Thursday, November 18, 2004

Religion Reporters Are Scarce at TV Networks

Religion reporters scarce at networks
By Chris Baker
November 17, 2004

If the national exit polls were correct and "moral values" were one of the electorate's top concerns during the presidential election, what does that mean for television news?
The press exerts much energy reporting on scandals — whether they are political, corporate or religious — but other kinds of stories about morality are rare. The closest thing most outlets have to a morals reporter is the person who works the religion beat, which is common at major newspapers but almost nonexistent in TV newsrooms.
In the Washington area and other big cities, TV news directors cite budget constraints for the dearth of religious reporting by their organizations.
But it's not that simple, said Scott M. Libin, director of development and outreach for the Poynter Institute, a journalism school in St. Petersburg, Fla. Morals aren't easily defined and religion is still considered taboo, keeping many reporters from covering them, he said.

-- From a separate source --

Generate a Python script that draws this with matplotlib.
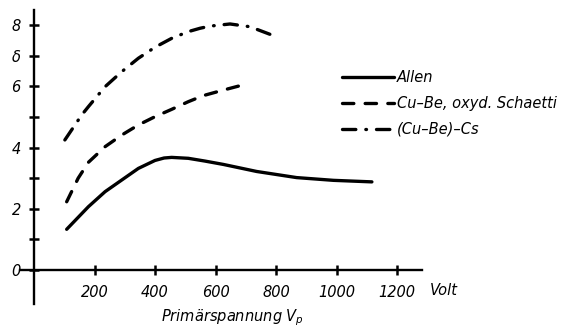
import matplotlib
matplotlib.use("Agg")
import matplotlib.pyplot as plt

# data (Volt, delta)
allen_v = [108, 180, 235, 290, 345, 400, 430, 455, 510, 565, 626, 736, 868, 990, 1117]
allen_d = [1.33, 2.07, 2.56, 2.94, 3.32, 3.58, 3.66, 3.68, 3.65, 3.56, 3.45, 3.22, 3.02, 2.93, 2.88]
cube_v = [108, 146, 180, 235, 290, 345, 400, 455, 510, 560, 626, 703]
cube_d = [2.23, 3.0, 3.52, 4.03, 4.41, 4.74, 5.01, 5.25, 5.5, 5.7, 5.88, 6.08]
cs_v = [102, 158, 180, 235, 290, 345, 400, 455, 510, 549, 582, 648, 714, 802]
cs_d = [4.25, 5.07, 5.34, 5.99, 6.48, 6.92, 7.28, 7.57, 7.79, 7.9, 7.97, 8.04, 7.95, 7.62]

labels = ["Allen", "Cu\u2013Be, oxyd. Schaetti", "(Cu\u2013Be)\u2013Cs"]
xticks = [200, 400, 600, 800, 1000, 1200]
yticks = [0, 1, 2, 3, 4, 5, 6, 7, 8]
ytick_labels = ["0", "", "2", "", "4", "", "6", "\u03b4", "8"]

plt.rcParams['font.family'] = ['DejaVu Sans']
plt.rcParams['font.style'] = 'italic'
plt.rcParams['mathtext.fontset'] = 'dejavusans'

W, H = 575, 334
fig = plt.figure(figsize=(W/100, H/100), dpi=100)
ax = fig.add_axes([0, 0, 1, 1])
sx = 0.3025
sy = 30.6
x0px, y0px = 34, 270
ax.set_xlim(-x0px/sx, (W - x0px)/sx)
ax.set_ylim((y0px - H)/sy, y0px/sy)
ax.patch.set_alpha(0)

lw = 2.4
ax.plot(allen_v, allen_d, color='black', lw=lw, solid_capstyle='round',
        solid_joinstyle='round', label=labels[0])
ax.plot(cube_v, cube_d, color='black', lw=lw, linestyle=(0, (3.4, 3.4)),
        dash_capstyle='round', label=labels[1])
ax.plot(cs_v, cs_d, color='black', lw=lw, linestyle=(0, (4.0, 3.0, 0.2, 3.0)),
        dash_capstyle='round', label=labels[2])

for s in ['top', 'right']:
    ax.spines[s].set_visible(False)
ax.spines['left'].set_position(('data', 0))
ax.spines['bottom'].set_position(('data', 0))
ax.spines['left'].set_bounds(-1.12, 8.5)
ax.spines['bottom'].set_bounds(-46, 1283)
for s in ['left', 'bottom']:
    ax.spines[s].set_linewidth(1.7)

fs = 10.5
ax.set_xticks(xticks)
ax.set_xticklabels([str(t) for t in xticks])
ax.set_yticks(yticks)
ax.set_yticklabels(ytick_labels)
ax.tick_params(axis='both', direction='inout', length=7, width=1.8, labelsize=fs)
ax.tick_params(axis='y', pad=6)
ax.tick_params(axis='x', pad=7)
for t in ax.get_xticklabels() + ax.get_yticklabels():
    t.set_fontstyle('italic')

ax.text(1310, -0.68, "Volt", fontsize=fs, ha='left', va='center', style='italic')
ax.text(655, -1.57, "Prim\u00e4rspannung $\\mathit{V}_\\mathit{p}$", fontsize=fs,
        ha='center', va='center', style='italic')

leg = ax.legend(loc='upper left', bbox_to_anchor=(336/W, 1 - 64/H), frameon=False,
                handlelength=3.6, handletextpad=0.2, labelspacing=0.75, borderaxespad=0,
                prop={'family': 'DejaVu Sans', 'style': 'italic', 'size': fs})

fig.savefig("out.png", dpi=100)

"When people say they want you to cover religion more, they mean their religion. It's not an easy thing to do in a meaningful way. At best, you are going to offend more people than you endear," Mr. Libin said.
Peggy Wehmeyer, who pioneered the religion beat at ABC's Dallas affiliate and then at the network itself, said there is a lack of "ideological diversity" in TV newsrooms.

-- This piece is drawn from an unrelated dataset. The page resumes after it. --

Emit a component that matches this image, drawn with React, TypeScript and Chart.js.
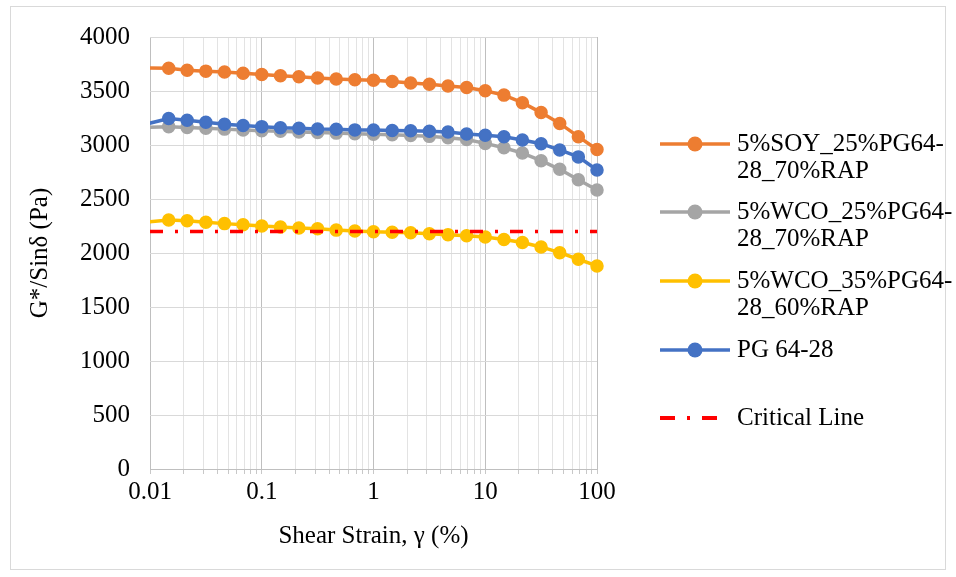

News directors strive to hire women and minorities, but they are less concerned with hiring religious people, said Ms. Wehmeyer, whom ABC laid off in 2001 after budget cuts.
A study four years ago by the Center for Media and Public Affairs and the Ethics and Public Policy Center, a conservative research group, found the proportion of journalists who regularly attend religious services rose from 14 percent in 1980 to 30 percent in 1995.
"In order to cover that beat, you have to at least understand people of faith. But am I saying you have to be an evangelical Christian to cover religion? Absolutely not," Ms. Wehmeyer said.
The CBS affiliate in Hunts-ville, Ala., is one of the few stations that covers religion regularly. Anchor Amy George has reported a twice-weekly segment called "For Goodness Sake" since 1999. She has covered the construction of Huntsville's first Hindu temple, examined how churches remain segregated and reported on the debate over displaying the Ten Commandments in the Alabama Supreme Court.
A TV newsroom that creates a morals beat wouldn't have to limit coverage to religion, said Tom Rosenstiel, executive director of the Project for Excellence in Journalism, a group funded by the Pew Charitable Trusts that promotes higher standards in reporting.
A morals reporter might file a story on leadership changes within the Catholic Church one day and pieces on classroom cheating or road rage the next, he said.
"You would need a much more clever reporter, or a more intuitive reporter, than you would on most other beats," Mr. Rosenstiel said.
WRC's Condi coup
WRC-TV (Channel 4) anchor Barbara Harrison's two-part interview with National Security Adviser Condoleezza Rice begins today on the NBC station's 6 p.m. newscast.
Ms. Harrison met Miss Rice on the D.C. social circuit and lobbied for a sit-down chat for more than a year. She finally got it Friday, four days before President Bush nominated Miss Rice to succeed Colin L. Powell as Secretary of State.